__What you will do__. Write the data out again exactly, dropping any images it holds.

====

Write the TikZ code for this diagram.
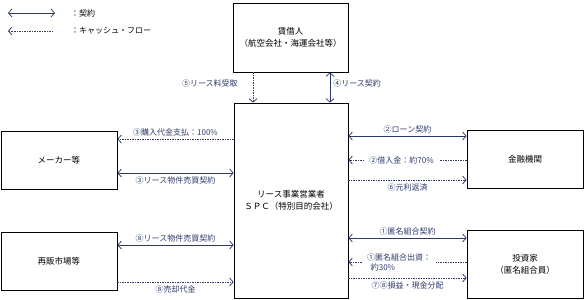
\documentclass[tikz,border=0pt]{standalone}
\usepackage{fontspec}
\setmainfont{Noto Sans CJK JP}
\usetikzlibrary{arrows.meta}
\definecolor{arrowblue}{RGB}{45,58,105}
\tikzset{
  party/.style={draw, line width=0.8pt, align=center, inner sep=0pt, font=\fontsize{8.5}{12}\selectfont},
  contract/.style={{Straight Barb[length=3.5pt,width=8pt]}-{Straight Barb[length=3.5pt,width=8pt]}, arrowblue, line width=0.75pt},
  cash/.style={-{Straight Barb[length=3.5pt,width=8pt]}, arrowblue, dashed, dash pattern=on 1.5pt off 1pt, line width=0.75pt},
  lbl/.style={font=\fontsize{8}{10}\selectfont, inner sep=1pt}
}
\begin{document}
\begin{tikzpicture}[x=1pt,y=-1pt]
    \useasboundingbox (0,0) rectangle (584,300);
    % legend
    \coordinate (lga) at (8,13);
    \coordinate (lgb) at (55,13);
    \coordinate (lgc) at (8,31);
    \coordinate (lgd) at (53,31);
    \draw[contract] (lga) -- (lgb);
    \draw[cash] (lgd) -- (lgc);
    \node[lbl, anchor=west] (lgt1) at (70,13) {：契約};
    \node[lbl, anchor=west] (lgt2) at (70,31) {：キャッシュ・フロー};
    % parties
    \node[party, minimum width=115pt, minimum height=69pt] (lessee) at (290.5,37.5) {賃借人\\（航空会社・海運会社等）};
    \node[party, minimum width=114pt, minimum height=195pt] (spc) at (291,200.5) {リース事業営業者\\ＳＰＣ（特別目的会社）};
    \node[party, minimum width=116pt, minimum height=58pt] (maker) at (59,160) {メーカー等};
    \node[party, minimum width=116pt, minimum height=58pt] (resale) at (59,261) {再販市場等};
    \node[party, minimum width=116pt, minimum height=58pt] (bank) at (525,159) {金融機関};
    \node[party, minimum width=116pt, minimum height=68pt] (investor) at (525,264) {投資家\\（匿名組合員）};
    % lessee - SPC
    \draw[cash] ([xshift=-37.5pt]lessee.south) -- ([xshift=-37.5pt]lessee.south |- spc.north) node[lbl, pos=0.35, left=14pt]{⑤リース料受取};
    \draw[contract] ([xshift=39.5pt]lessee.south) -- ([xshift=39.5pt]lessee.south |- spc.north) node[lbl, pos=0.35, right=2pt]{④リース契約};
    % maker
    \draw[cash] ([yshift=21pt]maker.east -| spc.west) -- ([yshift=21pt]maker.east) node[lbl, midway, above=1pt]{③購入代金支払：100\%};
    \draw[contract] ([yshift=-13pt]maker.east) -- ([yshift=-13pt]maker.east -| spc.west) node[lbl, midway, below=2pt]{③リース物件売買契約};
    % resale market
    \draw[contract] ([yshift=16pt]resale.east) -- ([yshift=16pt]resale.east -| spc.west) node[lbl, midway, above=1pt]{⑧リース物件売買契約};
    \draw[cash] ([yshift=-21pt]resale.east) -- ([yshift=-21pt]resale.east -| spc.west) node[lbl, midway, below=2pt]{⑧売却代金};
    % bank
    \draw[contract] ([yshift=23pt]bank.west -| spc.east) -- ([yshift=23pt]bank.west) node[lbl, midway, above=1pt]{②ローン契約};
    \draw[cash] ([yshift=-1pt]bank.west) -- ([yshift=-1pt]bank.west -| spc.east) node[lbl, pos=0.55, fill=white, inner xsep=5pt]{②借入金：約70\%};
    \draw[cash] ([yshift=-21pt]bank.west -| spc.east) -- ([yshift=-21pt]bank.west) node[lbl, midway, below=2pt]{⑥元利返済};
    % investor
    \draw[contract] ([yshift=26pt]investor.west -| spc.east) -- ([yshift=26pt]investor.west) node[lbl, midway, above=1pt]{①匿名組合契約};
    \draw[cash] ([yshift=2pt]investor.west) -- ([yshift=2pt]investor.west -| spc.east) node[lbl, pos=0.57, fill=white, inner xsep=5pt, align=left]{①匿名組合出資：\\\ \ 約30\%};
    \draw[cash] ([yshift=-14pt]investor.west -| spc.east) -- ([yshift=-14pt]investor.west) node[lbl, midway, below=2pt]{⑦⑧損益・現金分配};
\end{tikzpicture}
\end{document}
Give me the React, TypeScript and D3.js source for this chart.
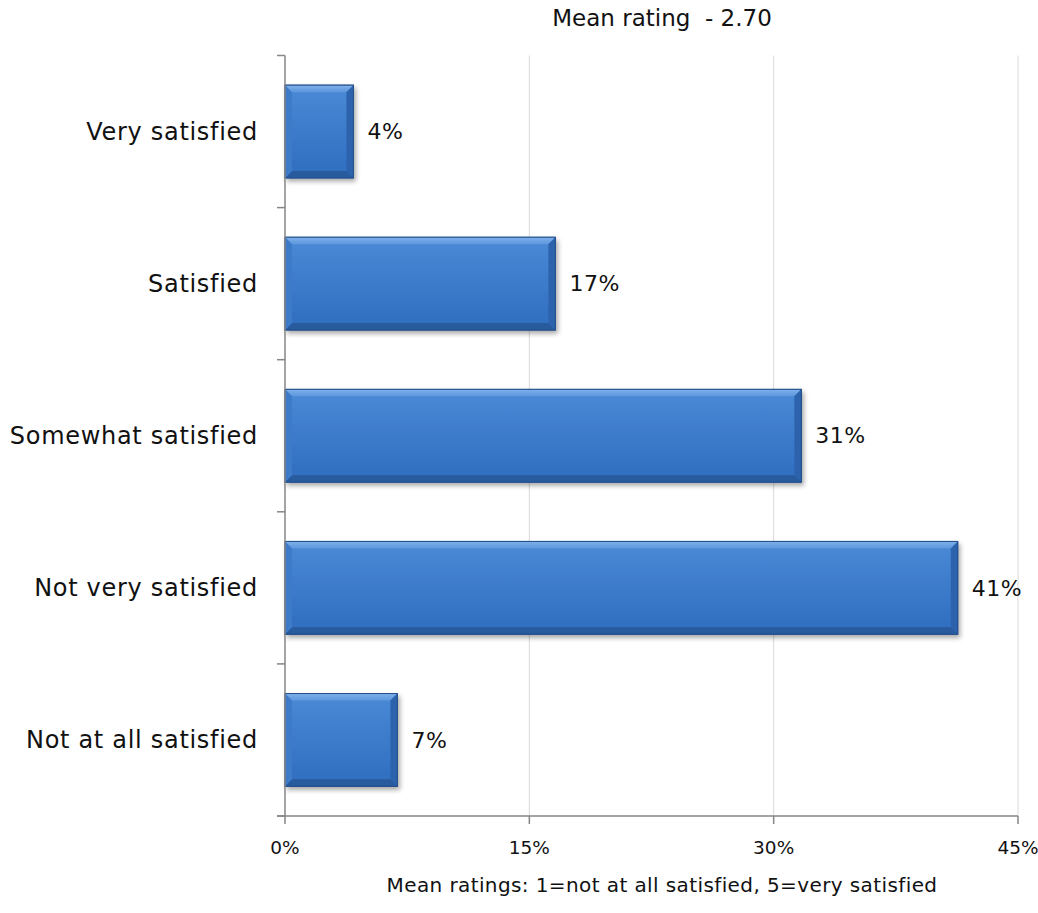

====

__The solution__.
Write the TikZ code for this diagram.
\documentclass[tikz,border=0pt]{standalone}
\usepackage{fontspec}
\setmainfont{Noto Sans CJK JP}
\usetikzlibrary{arrows.meta}
\definecolor{arrowblue}{RGB}{45,58,105}
\tikzset{
  party/.style={draw, line width=0.8pt, align=center, inner sep=0pt, font=\fontsize{8.5}{12}\selectfont},
  contract/.style={{Straight Barb[length=3.5pt,width=8pt]}-{Straight Barb[length=3.5pt,width=8pt]}, arrowblue, line width=0.75pt},
  cash/.style={-{Straight Barb[length=3.5pt,width=8pt]}, arrowblue, dashed, dash pattern=on 1.5pt off 1pt, line width=0.75pt},
  lbl/.style={font=\fontsize{8}{10}\selectfont, inner sep=1pt}
}
\begin{document}
\begin{tikzpicture}[x=1pt,y=-1pt]
    \useasboundingbox (0,0) rectangle (584,300);
    % legend
    \coordinate (lga) at (8,13);
    \coordinate (lgb) at (55,13);
    \coordinate (lgc) at (8,31);
    \coordinate (lgd) at (53,31);
    \draw[contract] (lga) -- (lgb);
    \draw[cash] (lgd) -- (lgc);
    \node[lbl, anchor=west] (lgt1) at (70,13) {：契約};
    \node[lbl, anchor=west] (lgt2) at (70,31) {：キャッシュ・フロー};
    % parties
    \node[party, minimum width=115pt, minimum height=69pt] (lessee) at (290.5,37.5) {賃借人\\（航空会社・海運会社等）};
    \node[party, minimum width=114pt, minimum height=195pt] (spc) at (291,200.5) {リース事業営業者\\ＳＰＣ（特別目的会社）};
    \node[party, minimum width=116pt, minimum height=58pt] (maker) at (59,160) {メーカー等};
    \node[party, minimum width=116pt, minimum height=58pt] (resale) at (59,261) {再販市場等};
    \node[party, minimum width=116pt, minimum height=58pt] (bank) at (525,159) {金融機関};
    \node[party, minimum width=116pt, minimum height=68pt] (investor) at (525,264) {投資家\\（匿名組合員）};
    % lessee - SPC
    \draw[cash] ([xshift=-37.5pt]lessee.south) -- ([xshift=-37.5pt]lessee.south |- spc.north) node[lbl, pos=0.35, left=14pt]{⑤リース料受取};
    \draw[contract] ([xshift=39.5pt]lessee.south) -- ([xshift=39.5pt]lessee.south |- spc.north) node[lbl, pos=0.35, right=2pt]{④リース契約};
    % maker
    \draw[cash] ([yshift=21pt]maker.east -| spc.west) -- ([yshift=21pt]maker.east) node[lbl, midway, above=1pt]{③購入代金支払：100\%};
    \draw[contract] ([yshift=-13pt]maker.east) -- ([yshift=-13pt]maker.east -| spc.west) node[lbl, midway, below=2pt]{③リース物件売買契約};
    % resale market
    \draw[contract] ([yshift=16pt]resale.east) -- ([yshift=16pt]resale.east -| spc.west) node[lbl, midway, above=1pt]{⑧リース物件売買契約};
    \draw[cash] ([yshift=-21pt]resale.east) -- ([yshift=-21pt]resale.east -| spc.west) node[lbl, midway, below=2pt]{⑧売却代金};
    % bank
    \draw[contract] ([yshift=23pt]bank.west -| spc.east) -- ([yshift=23pt]bank.west) node[lbl, midway, above=1pt]{②ローン契約};
    \draw[cash] ([yshift=-1pt]bank.west) -- ([yshift=-1pt]bank.west -| spc.east) node[lbl, pos=0.55, fill=white, inner xsep=5pt]{②借入金：約70\%};
    \draw[cash] ([yshift=-21pt]bank.west -| spc.east) -- ([yshift=-21pt]bank.west) node[lbl, midway, below=2pt]{⑥元利返済};
    % investor
    \draw[contract] ([yshift=26pt]investor.west -| spc.east) -- ([yshift=26pt]investor.west) node[lbl, midway, above=1pt]{①匿名組合契約};
    \draw[cash] ([yshift=2pt]investor.west) -- ([yshift=2pt]investor.west -| spc.east) node[lbl, pos=0.57, fill=white, inner xsep=5pt, align=left]{①匿名組合出資：\\\ \ 約30\%};
    \draw[cash] ([yshift=-14pt]investor.west -| spc.east) -- ([yshift=-14pt]investor.west) node[lbl, midway, below=2pt]{⑦⑧損益・現金分配};
\end{tikzpicture}
\end{document}
Give me the React, TypeScript and D3.js source for this chart.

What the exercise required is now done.